Task details: Please transcribe the listing below in full and word for word, without its pictures.

Plotting code records
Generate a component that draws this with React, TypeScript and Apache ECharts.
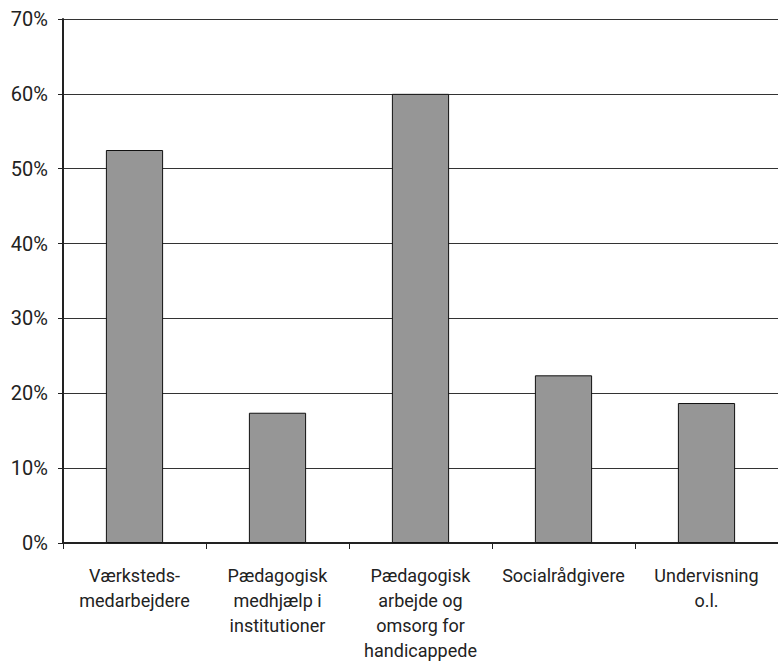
import React, { useEffect, useRef } from "react";
import * as echarts from "echarts";

const categories = [
  "Værksteds-\nmedarbejdere",
  "Pædagogisk\nmedhjælp i\ninstitutioner",
  "Pædagogisk\narbejde og\nomsorg for\nhandicappede",
  "Socialrådgivere",
  "Undervisning\no.l.",
];
const values = [52.5, 17.4, 60, 22.4, 18.7];
const yMin = 0;
const yMax = 70;
const yInterval = 10;

export default function App() {
  const ref = useRef<HTMLDivElement>(null);
  useEffect(() => {
    if (!ref.current) return;
    const chart = echarts.init(ref.current, null, { renderer: "svg" });
    chart.setOption({
      animation: false,
      backgroundColor: "#ffffff",
      grid: { left: 63, right: -1, top: 19, bottom: 117, containLabel: false },
      xAxis: {
        type: "category",
        data: categories,
        axisLine: { show: true, lineStyle: { color: "#222", width: 2 } },
        axisTick: { show: true, length: 6, alignWithLabel: false, lineStyle: { color: "#222", width: 1 } },
        axisLabel: {
          color: "#222",
          fontFamily: "Roboto",
          fontSize: 18,
          lineHeight: 25,
          margin: 20,
          interval: 0,
          align: "center",
        },
        splitLine: { show: false },
      },
      yAxis: {
        type: "value",
        min: yMin,
        max: yMax,
        interval: yInterval,
        axisLine: { show: true, lineStyle: { color: "#222", width: 2 } },
        axisTick: { show: true, length: 5, lineStyle: { color: "#222", width: 1 } },
        axisLabel: {
          color: "#222",
          fontFamily: "Roboto",
          fontSize: 20,
          margin: 15,
          formatter: (v: number) => `${v}%`,
        },
        splitLine: { show: true, lineStyle: { color: "#333", width: 1 } },
      },
      series: [
        {
          type: "bar",
          data: values,
          barWidth: "40%",
          itemStyle: { color: "#969696", borderColor: "#111", borderWidth: 1 },
        },
      ],
    });
    return () => chart.dispose();
  }, []);
  return (
    <div
      ref={ref}
      style={{ position: "fixed", left: 0, top: 0, width: 778, height: 663 }}
    />
  );
}
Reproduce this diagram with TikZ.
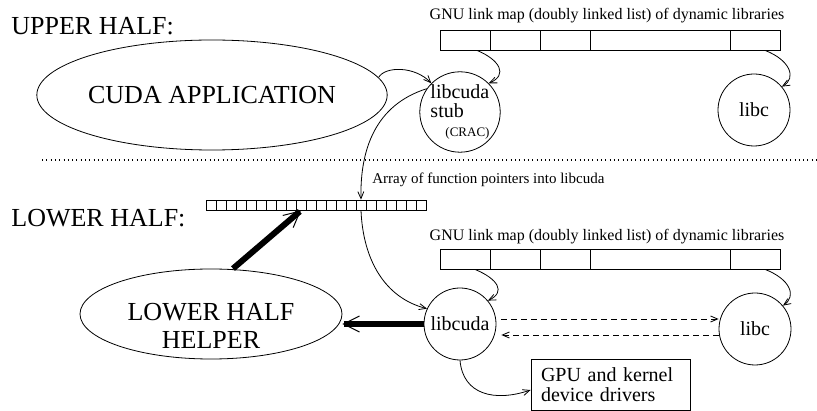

Exercise answer:
Generate a component that draws this with React, TypeScript and Apache ECharts.
import React, { useEffect, useRef } from "react";
import * as echarts from "echarts";

const categories = [
  "Værksteds-\nmedarbejdere",
  "Pædagogisk\nmedhjælp i\ninstitutioner",
  "Pædagogisk\narbejde og\nomsorg for\nhandicappede",
  "Socialrådgivere",
  "Undervisning\no.l.",
];
const values = [52.5, 17.4, 60, 22.4, 18.7];
const yMin = 0;
const yMax = 70;
const yInterval = 10;

export default function App() {
  const ref = useRef<HTMLDivElement>(null);
  useEffect(() => {
    if (!ref.current) return;
    const chart = echarts.init(ref.current, null, { renderer: "svg" });
    chart.setOption({
      animation: false,
      backgroundColor: "#ffffff",
      grid: { left: 63, right: -1, top: 19, bottom: 117, containLabel: false },
      xAxis: {
        type: "category",
        data: categories,
        axisLine: { show: true, lineStyle: { color: "#222", width: 2 } },
        axisTick: { show: true, length: 6, alignWithLabel: false, lineStyle: { color: "#222", width: 1 } },
        axisLabel: {
          color: "#222",
          fontFamily: "Roboto",
          fontSize: 18,
          lineHeight: 25,
          margin: 20,
          interval: 0,
          align: "center",
        },
        splitLine: { show: false },
      },
      yAxis: {
        type: "value",
        min: yMin,
        max: yMax,
        interval: yInterval,
        axisLine: { show: true, lineStyle: { color: "#222", width: 2 } },
        axisTick: { show: true, length: 5, lineStyle: { color: "#222", width: 1 } },
        axisLabel: {
          color: "#222",
          fontFamily: "Roboto",
          fontSize: 20,
          margin: 15,
          formatter: (v: number) => `${v}%`,
        },
        splitLine: { show: true, lineStyle: { color: "#333", width: 1 } },
      },
      series: [
        {
          type: "bar",
          data: values,
          barWidth: "40%",
          itemStyle: { color: "#969696", borderColor: "#111", borderWidth: 1 },
        },
      ],
    });
    return () => chart.dispose();
  }, []);
  return (
    <div
      ref={ref}
      style={{ position: "fixed", left: 0, top: 0, width: 778, height: 663 }}
    />
  );
}
Reproduce this diagram with TikZ.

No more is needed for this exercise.